The high sample complexity of reinforcement learning challenges its use in practice. A promising approach is to quickly adapt pre-trained policies to new environments. Existing methods for this policy adaptation problem typically rely on domain randomization and meta-learning, by sampling from some distribution of target environments during pre-training, and thus face difficulty on out-of-distribution target environments. We propose new model-based mechanisms that are able to make online adaptation in unseen target environments, by combining ideas from no-regret online learning and adaptive control. We prove that the approach learns policies in the target environment that can quickly recover trajectories from the source environment, and establish the rate of convergence in general settings.
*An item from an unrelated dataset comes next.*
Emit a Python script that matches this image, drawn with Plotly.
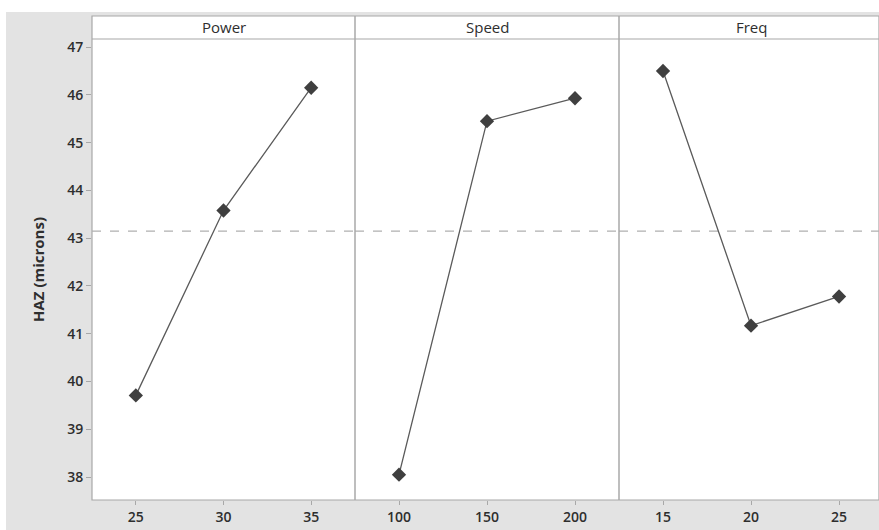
import plotly.graph_objects as go

# ---- data ----
power_levels = [25, 30, 35]
power_haz = [39.71, 43.58, 46.15]
speed_levels = [100, 150, 200]
speed_haz = [38.05, 45.45, 45.93]
freq_levels = [15, 20, 25]
freq_haz = [46.50, 41.17, 41.78]
panel_titles = ["Power", "Speed", "Freq"]
y_ticks = [38, 39, 40, 41, 42, 43, 44, 45, 46, 47]
grand_mean = 43.15

W, H = 879, 530
L, R, T, B = 92, 0, 16, 30
pw = W - L - R
ph = H - T - B

def px_x(p):
    return (p - L) / pw

def px_y(p):
    return (H - B - p) / ph

d1 = px_x(355)
d2 = px_x(619)
ytop = px_y(39)

FONT = "Open Sans"
TXT = "#2e2e2e"
LINE = "#a8a8a8"

fig = go.Figure()

panels = [
    (power_levels, power_haz, [22.5, 37.5], [0, d1]),
    (speed_levels, speed_haz, [75, 225], [d1, d2]),
    (freq_levels, freq_haz, [12.5, 27.27], [d2, 1]),
]

for i, (xs, ys, rng, dom) in enumerate(panels):
    xa = "x" if i == 0 else f"x{i+1}"
    ya = "y" if i == 0 else f"y{i+1}"
    fig.add_trace(go.Scatter(
        x=rng, y=[grand_mean, grand_mean], xaxis=xa, yaxis=ya, mode="lines",
        line=dict(color="#b0b0b0", width=1.2, dash="dash"),
        showlegend=False, hoverinfo="skip"))
    fig.add_trace(go.Scatter(
        x=xs, y=ys, xaxis=xa, yaxis=ya, mode="lines+markers",
        line=dict(color="#5a5a5a", width=1.3),
        marker=dict(symbol="diamond", size=11, color="#3f3f3f"),
        showlegend=False, hoverinfo="skip"))
    key = "xaxis" if i == 0 else f"xaxis{i+1}"
    ykey = "yaxis" if i == 0 else f"yaxis{i+1}"
    fig.layout[key] = dict(
        domain=dom, range=rng, tickvals=xs, ticktext=[str(v) for v in xs],
        showgrid=False, zeroline=False, showline=False,
        ticks="outside", ticklen=4, tickcolor=LINE, tickwidth=1,
        tickfont=dict(family=FONT, size=14, color=TXT, weight=600),
        anchor=ya, fixedrange=True)
    yd = dict(
        domain=[0, ytop], range=[37.52, 47.17], showgrid=False, zeroline=False,
        showline=False, anchor=xa, fixedrange=True)
    if i == 0:
        yd.update(
            tickvals=y_ticks, ticks="outside", ticklen=5, tickcolor=LINE,
            tickfont=dict(family=FONT, size=14, color=TXT, weight=600),
            title=dict(text="<b>HAZ (microns)</b>", standoff=18,
                       font=dict(family=FONT, size=15, color=TXT)))
    else:
        yd.update(showticklabels=False, ticks="", matches="y")
    fig.layout[ykey] = yd

shapes = []
# gray background outside
shapes.append(dict(type="rect", xref="paper", yref="paper",
                   x0=px_x(6), x1=px_x(W), y0=px_y(H), y1=px_y(12),
                   fillcolor="#e3e3e3", line=dict(width=0), layer="below"))
# white plot box
shapes.append(dict(type="rect", xref="paper", yref="paper",
                   x0=0, x1=1, y0=0, y1=1, fillcolor="white",
                   line=dict(color=LINE, width=1.2), layer="below"))
# header bottom line
shapes.append(dict(type="line", xref="paper", yref="paper",
                   x0=0, x1=1, y0=ytop, y1=ytop, line=dict(color=LINE, width=1.2)))
# panel dividers
for d in (d1, d2):
    shapes.append(dict(type="line", xref="paper", yref="paper",
                       x0=d, x1=d, y0=0, y1=1, line=dict(color=LINE, width=1.5)))

annotations = []
for (xs, ys, rng, dom), title in zip(panels, panel_titles):
    cx = (dom[0] + dom[1]) / 2 if title != "Freq" else (dom[0] + px_x(619 + 264)) / 2
    annotations.append(dict(
        text=title, xref="paper", yref="paper", x=cx, y=(ytop + 1) / 2,
        showarrow=False, xanchor="center", yanchor="middle",
        font=dict(family=FONT, size=15, color=TXT)))

fig.update_layout(
    width=W, height=H,
    margin=dict(l=L, r=R, t=T, b=B, pad=0),
    paper_bgcolor="white", plot_bgcolor="rgba(0,0,0,0)",
    shapes=shapes, annotations=annotations,
)

fig.write_html("out.html", config={"displayModeBar": False})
We demonstrate the benefits of our approach for policy adaptation in a diverse set of continuous control tasks, achieving the performance of state-of-the-art methods with much lower sample complexity.

Why adaptation?

It is easy to train a good policy in an environment that we have control on. But what if our ultimate goal is to have a good policy that works on another environment that we have very limited knowledge of? In most of the time, directly deploying the policy in hand to an unknown environment will result in failure - reinforcement learning algorithms are not that robust. This is why we need an extra step to adapt the policy to the other environment.

Overall Algorithm:

One way to ensure the performance of the adapted policy is to make it recover the source policy's trajectories. To do this, we realize that it suffices to learn the transitional dynamics of the environment that we are not familiar with. We propose a method that utilize the Data Aggregation scheme and we prove the rate of convergence of our algorithm. In practice, we train a neural network that predict the deviation between the two environments and use cross entropy method to find the action that minimizes the deviation.

Example Results:

Original policy

Directly deploy the original policy

Adapted policy

We see above that our algorithm achieves successful adaptation. However, since we are adapting in an environment with which interation could be expensive, we need to adapt as efficiently as possible. The learning curves, a comparison with other state-of-the-art policy adaptation methods, verifies the efficiency of our method. Our method can finish the adaptation as fast as within 10 episodes in the unknown environment.